Language is a writer’s basic toolkit. Writers — novelists, playwrights, poets, lyricists, and all the rest — use words to trigger emotional responses or to paint pictures in the minds of their readers and listeners.
How can we fail to see layers of meaning in creations like these?
- the wine-dark sea (Homer, Ancient Greece)
- sleep that knits up the ravelled sleave of care (Shakespeare: Macbeth, 1606)
- nursing her wrath to keep it warm (Robert Burns: Tam O’Shanter, 1790)
- moonless night in the small town, starless and bible-black (Dylan Thomas: Under Milk Wood, 1954)

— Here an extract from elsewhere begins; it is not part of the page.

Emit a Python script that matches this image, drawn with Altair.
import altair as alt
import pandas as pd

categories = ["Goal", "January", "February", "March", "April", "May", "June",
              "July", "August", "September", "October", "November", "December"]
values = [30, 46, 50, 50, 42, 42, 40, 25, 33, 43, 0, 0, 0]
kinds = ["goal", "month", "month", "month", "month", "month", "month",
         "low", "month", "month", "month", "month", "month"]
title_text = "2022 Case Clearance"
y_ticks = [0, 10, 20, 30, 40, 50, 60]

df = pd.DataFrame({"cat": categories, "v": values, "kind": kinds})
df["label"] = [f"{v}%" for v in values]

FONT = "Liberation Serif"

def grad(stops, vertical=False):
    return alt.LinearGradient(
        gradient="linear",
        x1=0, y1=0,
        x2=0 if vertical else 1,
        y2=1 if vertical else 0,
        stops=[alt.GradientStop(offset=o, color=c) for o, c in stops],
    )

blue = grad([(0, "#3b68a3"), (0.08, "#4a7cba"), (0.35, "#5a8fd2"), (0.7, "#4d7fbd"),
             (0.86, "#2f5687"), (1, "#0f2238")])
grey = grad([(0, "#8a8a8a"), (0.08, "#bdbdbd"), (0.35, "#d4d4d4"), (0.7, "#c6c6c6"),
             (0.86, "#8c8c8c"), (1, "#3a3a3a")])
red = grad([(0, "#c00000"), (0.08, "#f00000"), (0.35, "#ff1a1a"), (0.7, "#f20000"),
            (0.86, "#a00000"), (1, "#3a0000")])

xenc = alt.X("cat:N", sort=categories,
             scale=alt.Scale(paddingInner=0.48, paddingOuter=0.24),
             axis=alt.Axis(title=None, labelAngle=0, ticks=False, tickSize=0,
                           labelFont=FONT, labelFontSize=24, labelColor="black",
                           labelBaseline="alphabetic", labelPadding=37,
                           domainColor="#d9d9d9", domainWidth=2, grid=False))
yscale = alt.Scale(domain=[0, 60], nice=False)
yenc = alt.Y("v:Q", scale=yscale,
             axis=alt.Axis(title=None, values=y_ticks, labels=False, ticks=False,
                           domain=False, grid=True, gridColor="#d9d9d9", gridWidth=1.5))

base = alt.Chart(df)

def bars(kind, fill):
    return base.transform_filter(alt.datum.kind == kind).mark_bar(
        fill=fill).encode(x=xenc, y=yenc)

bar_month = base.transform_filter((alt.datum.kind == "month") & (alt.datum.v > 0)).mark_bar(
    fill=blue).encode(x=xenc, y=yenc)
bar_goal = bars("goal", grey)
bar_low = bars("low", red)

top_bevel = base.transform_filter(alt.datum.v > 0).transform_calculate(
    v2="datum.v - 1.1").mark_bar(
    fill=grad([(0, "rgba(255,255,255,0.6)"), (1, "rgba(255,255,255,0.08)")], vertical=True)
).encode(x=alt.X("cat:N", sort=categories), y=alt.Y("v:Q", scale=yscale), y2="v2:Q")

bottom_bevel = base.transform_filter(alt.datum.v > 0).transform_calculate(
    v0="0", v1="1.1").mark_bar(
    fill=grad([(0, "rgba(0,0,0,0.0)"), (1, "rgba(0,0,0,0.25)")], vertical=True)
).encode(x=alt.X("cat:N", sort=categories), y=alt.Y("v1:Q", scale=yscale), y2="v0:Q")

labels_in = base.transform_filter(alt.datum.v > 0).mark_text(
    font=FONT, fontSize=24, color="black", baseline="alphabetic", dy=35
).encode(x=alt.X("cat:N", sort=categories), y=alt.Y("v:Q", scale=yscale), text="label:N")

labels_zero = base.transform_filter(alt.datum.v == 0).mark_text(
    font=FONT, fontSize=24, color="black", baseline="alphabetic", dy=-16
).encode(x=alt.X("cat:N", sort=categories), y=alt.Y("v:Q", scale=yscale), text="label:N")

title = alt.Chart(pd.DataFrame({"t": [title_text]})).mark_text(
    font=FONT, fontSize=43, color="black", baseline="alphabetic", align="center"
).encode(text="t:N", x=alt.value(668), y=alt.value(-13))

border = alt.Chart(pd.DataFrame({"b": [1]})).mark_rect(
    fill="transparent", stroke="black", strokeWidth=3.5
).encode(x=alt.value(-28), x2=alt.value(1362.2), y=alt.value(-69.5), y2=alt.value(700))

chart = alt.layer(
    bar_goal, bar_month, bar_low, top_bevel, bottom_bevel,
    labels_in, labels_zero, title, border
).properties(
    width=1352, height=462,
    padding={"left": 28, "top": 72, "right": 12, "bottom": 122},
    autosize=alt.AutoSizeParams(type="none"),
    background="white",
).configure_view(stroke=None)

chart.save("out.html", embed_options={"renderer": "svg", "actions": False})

English, a pickpocket stealing words?
The Conjurer, by Hieronymus Bosch, showing the pickpocket accomplice, far left
Individual words can excite the reader’s imagination, even without any context. English is a rich language that picks the pockets of other cultures for colourful words when they seem useful — like bungalow and jodhpurs from the days of the British Empire in India.
A Marwari horse in Rajasthan. The rider is wearing trousers tight around the calf — jodhpurs?
English isn’t always thieving or borrowing, though. It happily coins new words, too.
Selfie? (This one was taken by a macaque that picked up a camera)
Compare the halves of an English-French dictionary like Harraps and you’ll be struck by the fact that the English-French part (1500+ pages) is half as long again as the French-English part (just under 1000 pages). There are simply lots more words and meanings in English.
If I may call on Shakespeare again (A Winter’s Tale this time), I’d say the English language uses the Autolycus principle: it snaps up unconsidered trifles wherever it goes. The result is a cornucopia of luscious delights for writers to savour. And to make use of.
Sometimes writers create striking metaphors, as Shakespeare did in that Macbeth quotation. But individual words can work like metaphors too, if readers understand shades of meaning in them without needing to have it spelled out. The animal kingdom provides rich pickings there.
For example, animals give us fabulous verbs.
Animals can be IN…
- Our villain may hound his enemies, wolf his food, and hare off into the distance.
- The investigator ferrets out the awful truth, but the culprit weasels his way into her affections and escapes justice.
- The slick-tongued charmer may fox me with his clever talk, or perhaps he rabbits on until I plead for mercy, or else he badgers me until I do exactly what he wants.
I’m not sure it would be easy to turn any of those three sentences into French without putting in lots of extra descriptive words. Fluent speakers of French might like to try?
…or animals can be OUT
English has some interesting omissions on the animal front.
Any of us may occasionally pig out, or hog the limelight, but we don’t boar.
He may dog my footsteps, but I’m pretty sure he does not cat.
The Wind in the Willows dimension
Humans do not mouse — or, at least, we didn’t until the computer mouse came along — but we may rat, if we’re nasty enough.
(Apologies to Ratty for the slur on his integrity.)
Much as we love Wind in the Willows, we do not mole, though we do badger. Nor do we toad, but at a push we could always toady up to the richer members of society and even toad-eat them. 😉
Most of these verb creations are borrowings from mammals that have been part of our culture for centuries. They include some rather exotic ones — for example, we may ape our betters or monkey around when we should be doing more sensible things — but more latter-day mammal discoveries like the chimpanzee and the gorilla don’t get a look in.
Fish and birds (apart from parrot and lark?) don’t have quite the same resonance as mammals. We don’t make verbs out of owl, or robin, or pigeon. Nor do we have verbs to salmon, or to haddock, or to stickleback.
Maybe we should?
We English-speakers do, however, draw on many parts of the animal kingdom, including birds and fish, for our descriptive nouns.
She — but never he, sadly — could even be an old trout.